## What the task asks
Make an exact transcription of the material, leaving out all images.

## Given data
*-*-*

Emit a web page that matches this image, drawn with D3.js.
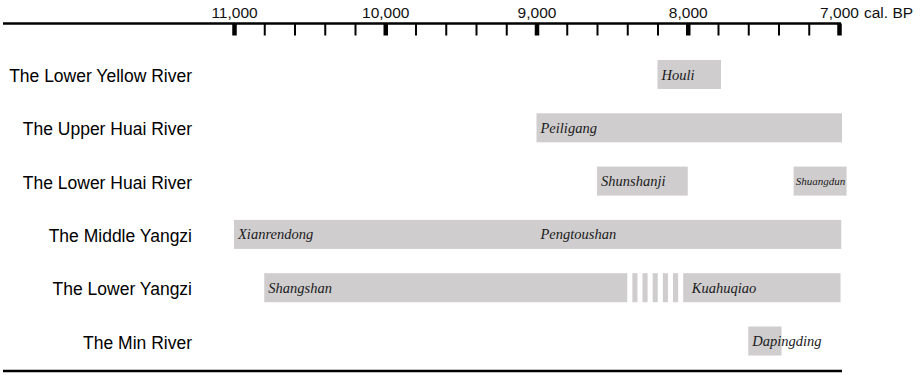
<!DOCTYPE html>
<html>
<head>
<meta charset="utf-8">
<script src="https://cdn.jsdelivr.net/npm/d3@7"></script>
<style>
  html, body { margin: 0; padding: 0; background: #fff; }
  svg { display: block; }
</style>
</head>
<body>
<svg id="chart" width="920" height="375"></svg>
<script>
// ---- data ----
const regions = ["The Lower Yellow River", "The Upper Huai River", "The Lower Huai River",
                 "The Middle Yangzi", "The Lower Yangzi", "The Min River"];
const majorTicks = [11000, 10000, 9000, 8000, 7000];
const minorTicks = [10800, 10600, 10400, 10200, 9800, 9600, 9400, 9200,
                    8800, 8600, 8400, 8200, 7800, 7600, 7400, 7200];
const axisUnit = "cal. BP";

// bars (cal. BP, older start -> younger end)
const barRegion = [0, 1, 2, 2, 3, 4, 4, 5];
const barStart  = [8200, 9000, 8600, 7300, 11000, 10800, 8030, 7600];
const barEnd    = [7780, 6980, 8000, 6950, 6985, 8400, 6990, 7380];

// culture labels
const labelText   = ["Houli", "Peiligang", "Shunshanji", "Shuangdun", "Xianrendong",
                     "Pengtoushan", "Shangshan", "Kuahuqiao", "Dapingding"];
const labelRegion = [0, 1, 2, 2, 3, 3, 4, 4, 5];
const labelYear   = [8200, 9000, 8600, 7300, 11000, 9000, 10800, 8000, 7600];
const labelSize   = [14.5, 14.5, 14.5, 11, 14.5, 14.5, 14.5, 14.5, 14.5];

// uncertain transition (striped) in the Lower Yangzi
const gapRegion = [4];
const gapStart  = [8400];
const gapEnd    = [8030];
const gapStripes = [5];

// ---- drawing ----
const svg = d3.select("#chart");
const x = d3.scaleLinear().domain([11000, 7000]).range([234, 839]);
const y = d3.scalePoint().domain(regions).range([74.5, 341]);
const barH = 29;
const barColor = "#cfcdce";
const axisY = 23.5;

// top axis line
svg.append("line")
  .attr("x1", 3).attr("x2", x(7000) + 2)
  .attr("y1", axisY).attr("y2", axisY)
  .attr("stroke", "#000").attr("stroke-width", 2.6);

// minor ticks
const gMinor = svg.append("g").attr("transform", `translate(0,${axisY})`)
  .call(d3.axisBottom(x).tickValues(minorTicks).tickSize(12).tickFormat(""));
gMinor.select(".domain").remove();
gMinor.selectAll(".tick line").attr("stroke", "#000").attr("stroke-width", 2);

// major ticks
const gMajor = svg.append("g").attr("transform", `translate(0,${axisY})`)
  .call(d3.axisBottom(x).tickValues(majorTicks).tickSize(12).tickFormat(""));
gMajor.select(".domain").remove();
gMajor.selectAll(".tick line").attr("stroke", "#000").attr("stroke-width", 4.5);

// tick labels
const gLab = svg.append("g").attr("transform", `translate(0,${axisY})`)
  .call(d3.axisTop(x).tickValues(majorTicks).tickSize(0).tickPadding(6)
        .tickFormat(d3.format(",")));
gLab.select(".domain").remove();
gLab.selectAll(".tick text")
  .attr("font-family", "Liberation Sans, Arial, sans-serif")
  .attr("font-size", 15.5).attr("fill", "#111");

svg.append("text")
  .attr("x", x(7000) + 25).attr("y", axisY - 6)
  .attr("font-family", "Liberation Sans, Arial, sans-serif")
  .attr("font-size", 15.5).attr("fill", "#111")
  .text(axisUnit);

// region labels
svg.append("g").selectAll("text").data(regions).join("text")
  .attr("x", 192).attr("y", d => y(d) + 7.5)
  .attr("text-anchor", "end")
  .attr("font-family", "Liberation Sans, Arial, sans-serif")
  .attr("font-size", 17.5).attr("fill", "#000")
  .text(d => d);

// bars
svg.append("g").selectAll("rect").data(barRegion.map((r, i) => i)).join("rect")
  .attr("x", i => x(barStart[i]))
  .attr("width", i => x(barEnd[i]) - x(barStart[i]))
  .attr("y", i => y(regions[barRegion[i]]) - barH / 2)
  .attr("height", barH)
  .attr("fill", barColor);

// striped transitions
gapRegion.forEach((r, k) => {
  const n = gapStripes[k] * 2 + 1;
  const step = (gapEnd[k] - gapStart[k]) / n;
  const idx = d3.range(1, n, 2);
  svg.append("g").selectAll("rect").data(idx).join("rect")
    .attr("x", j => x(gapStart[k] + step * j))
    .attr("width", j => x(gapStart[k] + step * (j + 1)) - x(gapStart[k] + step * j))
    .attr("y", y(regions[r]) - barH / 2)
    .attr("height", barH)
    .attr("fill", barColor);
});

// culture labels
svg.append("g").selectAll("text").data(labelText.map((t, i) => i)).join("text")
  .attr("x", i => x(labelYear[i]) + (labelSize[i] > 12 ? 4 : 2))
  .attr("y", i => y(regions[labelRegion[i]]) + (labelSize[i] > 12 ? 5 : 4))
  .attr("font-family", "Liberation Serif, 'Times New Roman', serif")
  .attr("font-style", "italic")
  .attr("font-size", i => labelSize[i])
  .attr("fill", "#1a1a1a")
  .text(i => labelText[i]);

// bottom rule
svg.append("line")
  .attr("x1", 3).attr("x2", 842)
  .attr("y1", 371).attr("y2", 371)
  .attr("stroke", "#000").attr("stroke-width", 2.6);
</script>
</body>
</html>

*-*-*

## Expected answer
Emit a web page that matches this image, drawn with D3.js.
<!DOCTYPE html>
<html>
<head>
<meta charset="utf-8">
<script src="https://cdn.jsdelivr.net/npm/d3@7"></script>
<style>
  html, body { margin: 0; padding: 0; background: #fff; }
  svg { display: block; }
</style>
</head>
<body>
<svg id="chart" width="920" height="375"></svg>
<script>
// ---- data ----
const regions = ["The Lower Yellow River", "The Upper Huai River", "The Lower Huai River",
                 "The Middle Yangzi", "The Lower Yangzi", "The Min River"];
const majorTicks = [11000, 10000, 9000, 8000, 7000];
const minorTicks = [10800, 10600, 10400, 10200, 9800, 9600, 9400, 9200,
                    8800, 8600, 8400, 8200, 7800, 7600, 7400, 7200];
const axisUnit = "cal. BP";

// bars (cal. BP, older start -> younger end)
const barRegion = [0, 1, 2, 2, 3, 4, 4, 5];
const barStart  = [8200, 9000, 8600, 7300, 11000, 10800, 8030, 7600];
const barEnd    = [7780, 6980, 8000, 6950, 6985, 8400, 6990, 7380];

// culture labels
const labelText   = ["Houli", "Peiligang", "Shunshanji", "Shuangdun", "Xianrendong",
                     "Pengtoushan", "Shangshan", "Kuahuqiao", "Dapingding"];
const labelRegion = [0, 1, 2, 2, 3, 3, 4, 4, 5];
const labelYear   = [8200, 9000, 8600, 7300, 11000, 9000, 10800, 8000, 7600];
const labelSize   = [14.5, 14.5, 14.5, 11, 14.5, 14.5, 14.5, 14.5, 14.5];

// uncertain transition (striped) in the Lower Yangzi
const gapRegion = [4];
const gapStart  = [8400];
const gapEnd    = [8030];
const gapStripes = [5];

// ---- drawing ----
const svg = d3.select("#chart");
const x = d3.scaleLinear().domain([11000, 7000]).range([234, 839]);
const y = d3.scalePoint().domain(regions).range([74.5, 341]);
const barH = 29;
const barColor = "#cfcdce";
const axisY = 23.5;

// top axis line
svg.append("line")
  .attr("x1", 3).attr("x2", x(7000) + 2)
  .attr("y1", axisY).attr("y2", axisY)
  .attr("stroke", "#000").attr("stroke-width", 2.6);

// minor ticks
const gMinor = svg.append("g").attr("transform", `translate(0,${axisY})`)
  .call(d3.axisBottom(x).tickValues(minorTicks).tickSize(12).tickFormat(""));
gMinor.select(".domain").remove();
gMinor.selectAll(".tick line").attr("stroke", "#000").attr("stroke-width", 2);

// major ticks
const gMajor = svg.append("g").attr("transform", `translate(0,${axisY})`)
  .call(d3.axisBottom(x).tickValues(majorTicks).tickSize(12).tickFormat(""));
gMajor.select(".domain").remove();
gMajor.selectAll(".tick line").attr("stroke", "#000").attr("stroke-width", 4.5);

// tick labels
const gLab = svg.append("g").attr("transform", `translate(0,${axisY})`)
  .call(d3.axisTop(x).tickValues(majorTicks).tickSize(0).tickPadding(6)
        .tickFormat(d3.format(",")));
gLab.select(".domain").remove();
gLab.selectAll(".tick text")
  .attr("font-family", "Liberation Sans, Arial, sans-serif")
  .attr("font-size", 15.5).attr("fill", "#111");

svg.append("text")
  .attr("x", x(7000) + 25).attr("y", axisY - 6)
  .attr("font-family", "Liberation Sans, Arial, sans-serif")
  .attr("font-size", 15.5).attr("fill", "#111")
  .text(axisUnit);

// region labels
svg.append("g").selectAll("text").data(regions).join("text")
  .attr("x", 192).attr("y", d => y(d) + 7.5)
  .attr("text-anchor", "end")
  .attr("font-family", "Liberation Sans, Arial, sans-serif")
  .attr("font-size", 17.5).attr("fill", "#000")
  .text(d => d);

// bars
svg.append("g").selectAll("rect").data(barRegion.map((r, i) => i)).join("rect")
  .attr("x", i => x(barStart[i]))
  .attr("width", i => x(barEnd[i]) - x(barStart[i]))
  .attr("y", i => y(regions[barRegion[i]]) - barH / 2)
  .attr("height", barH)
  .attr("fill", barColor);

// striped transitions
gapRegion.forEach((r, k) => {
  const n = gapStripes[k] * 2 + 1;
  const step = (gapEnd[k] - gapStart[k]) / n;
  const idx = d3.range(1, n, 2);
  svg.append("g").selectAll("rect").data(idx).join("rect")
    .attr("x", j => x(gapStart[k] + step * j))
    .attr("width", j => x(gapStart[k] + step * (j + 1)) - x(gapStart[k] + step * j))
    .attr("y", y(regions[r]) - barH / 2)
    .attr("height", barH)
    .attr("fill", barColor);
});

// culture labels
svg.append("g").selectAll("text").data(labelText.map((t, i) => i)).join("text")
  .attr("x", i => x(labelYear[i]) + (labelSize[i] > 12 ? 4 : 2))
  .attr("y", i => y(regions[labelRegion[i]]) + (labelSize[i] > 12 ? 5 : 4))
  .attr("font-family", "Liberation Serif, 'Times New Roman', serif")
  .attr("font-style", "italic")
  .attr("font-size", i => labelSize[i])
  .attr("fill", "#1a1a1a")
  .text(i => labelText[i]);

// bottom rule
svg.append("line")
  .attr("x1", 3).attr("x2", 842)
  .attr("y1", 371).attr("y2", 371)
  .attr("stroke", "#000").attr("stroke-width", 2.6);
</script>
</body>
</html>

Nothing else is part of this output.